-- BEGIN Data segment --

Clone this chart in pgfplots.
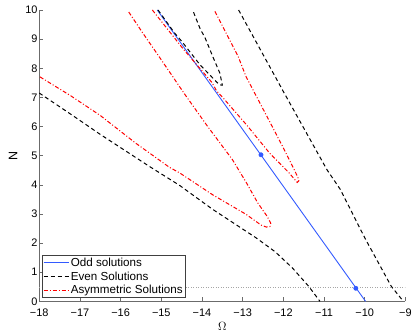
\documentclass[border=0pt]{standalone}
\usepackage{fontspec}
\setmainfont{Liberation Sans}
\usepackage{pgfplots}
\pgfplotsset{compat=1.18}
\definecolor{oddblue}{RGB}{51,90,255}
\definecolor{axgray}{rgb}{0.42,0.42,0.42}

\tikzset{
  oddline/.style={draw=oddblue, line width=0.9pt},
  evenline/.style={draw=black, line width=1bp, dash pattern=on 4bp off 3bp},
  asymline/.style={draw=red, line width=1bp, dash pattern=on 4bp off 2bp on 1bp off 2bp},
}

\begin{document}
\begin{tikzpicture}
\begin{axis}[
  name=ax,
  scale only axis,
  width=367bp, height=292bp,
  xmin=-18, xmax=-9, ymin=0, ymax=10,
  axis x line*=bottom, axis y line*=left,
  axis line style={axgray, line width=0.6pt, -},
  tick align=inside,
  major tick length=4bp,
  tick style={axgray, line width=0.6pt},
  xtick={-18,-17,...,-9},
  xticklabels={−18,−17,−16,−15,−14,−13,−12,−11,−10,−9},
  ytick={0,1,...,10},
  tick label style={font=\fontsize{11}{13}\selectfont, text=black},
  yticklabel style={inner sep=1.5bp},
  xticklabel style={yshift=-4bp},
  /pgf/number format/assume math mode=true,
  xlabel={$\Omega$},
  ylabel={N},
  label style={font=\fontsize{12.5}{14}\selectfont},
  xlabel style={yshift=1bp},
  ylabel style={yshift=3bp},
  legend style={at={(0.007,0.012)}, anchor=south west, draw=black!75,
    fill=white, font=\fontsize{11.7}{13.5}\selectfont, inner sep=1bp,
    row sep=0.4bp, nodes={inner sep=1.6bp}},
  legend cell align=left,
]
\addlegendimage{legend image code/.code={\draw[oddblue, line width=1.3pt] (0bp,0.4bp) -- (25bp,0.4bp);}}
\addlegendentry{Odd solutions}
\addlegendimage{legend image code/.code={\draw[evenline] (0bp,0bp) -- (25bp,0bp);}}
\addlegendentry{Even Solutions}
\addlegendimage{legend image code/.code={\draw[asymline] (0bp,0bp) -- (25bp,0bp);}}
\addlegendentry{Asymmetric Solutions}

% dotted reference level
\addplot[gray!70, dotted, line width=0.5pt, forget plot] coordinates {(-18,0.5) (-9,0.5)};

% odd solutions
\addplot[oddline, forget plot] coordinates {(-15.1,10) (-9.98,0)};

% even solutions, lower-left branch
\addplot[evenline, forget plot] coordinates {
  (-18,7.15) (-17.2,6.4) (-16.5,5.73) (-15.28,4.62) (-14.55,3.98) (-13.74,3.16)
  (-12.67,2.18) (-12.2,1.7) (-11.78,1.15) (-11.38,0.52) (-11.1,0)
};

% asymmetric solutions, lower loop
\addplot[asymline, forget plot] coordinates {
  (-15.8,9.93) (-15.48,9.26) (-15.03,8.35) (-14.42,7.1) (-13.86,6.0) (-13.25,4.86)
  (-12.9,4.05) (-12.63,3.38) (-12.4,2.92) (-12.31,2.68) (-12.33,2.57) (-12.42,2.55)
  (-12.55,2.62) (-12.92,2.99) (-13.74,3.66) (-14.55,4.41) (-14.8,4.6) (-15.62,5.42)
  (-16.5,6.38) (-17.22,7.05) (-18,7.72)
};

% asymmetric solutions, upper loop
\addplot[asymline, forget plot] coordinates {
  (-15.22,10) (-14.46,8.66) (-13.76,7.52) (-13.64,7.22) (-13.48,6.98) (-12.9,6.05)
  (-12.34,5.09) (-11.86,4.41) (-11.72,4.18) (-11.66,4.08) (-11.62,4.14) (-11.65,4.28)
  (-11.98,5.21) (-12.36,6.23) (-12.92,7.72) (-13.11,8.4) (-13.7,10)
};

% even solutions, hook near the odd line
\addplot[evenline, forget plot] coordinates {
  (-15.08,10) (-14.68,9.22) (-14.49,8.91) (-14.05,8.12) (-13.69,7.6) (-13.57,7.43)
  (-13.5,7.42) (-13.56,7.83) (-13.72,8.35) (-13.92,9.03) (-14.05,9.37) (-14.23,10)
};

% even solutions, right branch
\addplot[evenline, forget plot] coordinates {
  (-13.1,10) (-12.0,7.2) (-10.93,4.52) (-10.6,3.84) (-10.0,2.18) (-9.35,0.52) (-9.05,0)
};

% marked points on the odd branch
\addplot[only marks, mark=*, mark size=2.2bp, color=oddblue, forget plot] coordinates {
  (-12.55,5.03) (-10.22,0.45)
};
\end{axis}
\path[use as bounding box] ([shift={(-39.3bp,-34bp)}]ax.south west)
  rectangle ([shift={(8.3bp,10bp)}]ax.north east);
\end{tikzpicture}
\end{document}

-- END Data segment --

Keep every word of the data as it is when you write it out, but drop the pictures.

Clone this chart in pgfplots.
\documentclass[border=0pt]{standalone}
\usepackage{fontspec}
\setmainfont{Liberation Sans}
\usepackage{pgfplots}
\pgfplotsset{compat=1.18}
\definecolor{oddblue}{RGB}{51,90,255}
\definecolor{axgray}{rgb}{0.42,0.42,0.42}

\tikzset{
  oddline/.style={draw=oddblue, line width=0.9pt},
  evenline/.style={draw=black, line width=1bp, dash pattern=on 4bp off 3bp},
  asymline/.style={draw=red, line width=1bp, dash pattern=on 4bp off 2bp on 1bp off 2bp},
}

\begin{document}
\begin{tikzpicture}
\begin{axis}[
  name=ax,
  scale only axis,
  width=367bp, height=292bp,
  xmin=-18, xmax=-9, ymin=0, ymax=10,
  axis x line*=bottom, axis y line*=left,
  axis line style={axgray, line width=0.6pt, -},
  tick align=inside,
  major tick length=4bp,
  tick style={axgray, line width=0.6pt},
  xtick={-18,-17,...,-9},
  xticklabels={−18,−17,−16,−15,−14,−13,−12,−11,−10,−9},
  ytick={0,1,...,10},
  tick label style={font=\fontsize{11}{13}\selectfont, text=black},
  yticklabel style={inner sep=1.5bp},
  xticklabel style={yshift=-4bp},
  /pgf/number format/assume math mode=true,
  xlabel={$\Omega$},
  ylabel={N},
  label style={font=\fontsize{12.5}{14}\selectfont},
  xlabel style={yshift=1bp},
  ylabel style={yshift=3bp},
  legend style={at={(0.007,0.012)}, anchor=south west, draw=black!75,
    fill=white, font=\fontsize{11.7}{13.5}\selectfont, inner sep=1bp,
    row sep=0.4bp, nodes={inner sep=1.6bp}},
  legend cell align=left,
]
\addlegendimage{legend image code/.code={\draw[oddblue, line width=1.3pt] (0bp,0.4bp) -- (25bp,0.4bp);}}
\addlegendentry{Odd solutions}
\addlegendimage{legend image code/.code={\draw[evenline] (0bp,0bp) -- (25bp,0bp);}}
\addlegendentry{Even Solutions}
\addlegendimage{legend image code/.code={\draw[asymline] (0bp,0bp) -- (25bp,0bp);}}
\addlegendentry{Asymmetric Solutions}

% dotted reference level
\addplot[gray!70, dotted, line width=0.5pt, forget plot] coordinates {(-18,0.5) (-9,0.5)};

% odd solutions
\addplot[oddline, forget plot] coordinates {(-15.1,10) (-9.98,0)};

% even solutions, lower-left branch
\addplot[evenline, forget plot] coordinates {
  (-18,7.15) (-17.2,6.4) (-16.5,5.73) (-15.28,4.62) (-14.55,3.98) (-13.74,3.16)
  (-12.67,2.18) (-12.2,1.7) (-11.78,1.15) (-11.38,0.52) (-11.1,0)
};

% asymmetric solutions, lower loop
\addplot[asymline, forget plot] coordinates {
  (-15.8,9.93) (-15.48,9.26) (-15.03,8.35) (-14.42,7.1) (-13.86,6.0) (-13.25,4.86)
  (-12.9,4.05) (-12.63,3.38) (-12.4,2.92) (-12.31,2.68) (-12.33,2.57) (-12.42,2.55)
  (-12.55,2.62) (-12.92,2.99) (-13.74,3.66) (-14.55,4.41) (-14.8,4.6) (-15.62,5.42)
  (-16.5,6.38) (-17.22,7.05) (-18,7.72)
};

% asymmetric solutions, upper loop
\addplot[asymline, forget plot] coordinates {
  (-15.22,10) (-14.46,8.66) (-13.76,7.52) (-13.64,7.22) (-13.48,6.98) (-12.9,6.05)
  (-12.34,5.09) (-11.86,4.41) (-11.72,4.18) (-11.66,4.08) (-11.62,4.14) (-11.65,4.28)
  (-11.98,5.21) (-12.36,6.23) (-12.92,7.72) (-13.11,8.4) (-13.7,10)
};

% even solutions, hook near the odd line
\addplot[evenline, forget plot] coordinates {
  (-15.08,10) (-14.68,9.22) (-14.49,8.91) (-14.05,8.12) (-13.69,7.6) (-13.57,7.43)
  (-13.5,7.42) (-13.56,7.83) (-13.72,8.35) (-13.92,9.03) (-14.05,9.37) (-14.23,10)
};

% even solutions, right branch
\addplot[evenline, forget plot] coordinates {
  (-13.1,10) (-12.0,7.2) (-10.93,4.52) (-10.6,3.84) (-10.0,2.18) (-9.35,0.52) (-9.05,0)
};

% marked points on the odd branch
\addplot[only marks, mark=*, mark size=2.2bp, color=oddblue, forget plot] coordinates {
  (-12.55,5.03) (-10.22,0.45)
};
\end{axis}
\path[use as bounding box] ([shift={(-39.3bp,-34bp)}]ax.south west)
  rectangle ([shift={(8.3bp,10bp)}]ax.north east);
\end{tikzpicture}
\end{document}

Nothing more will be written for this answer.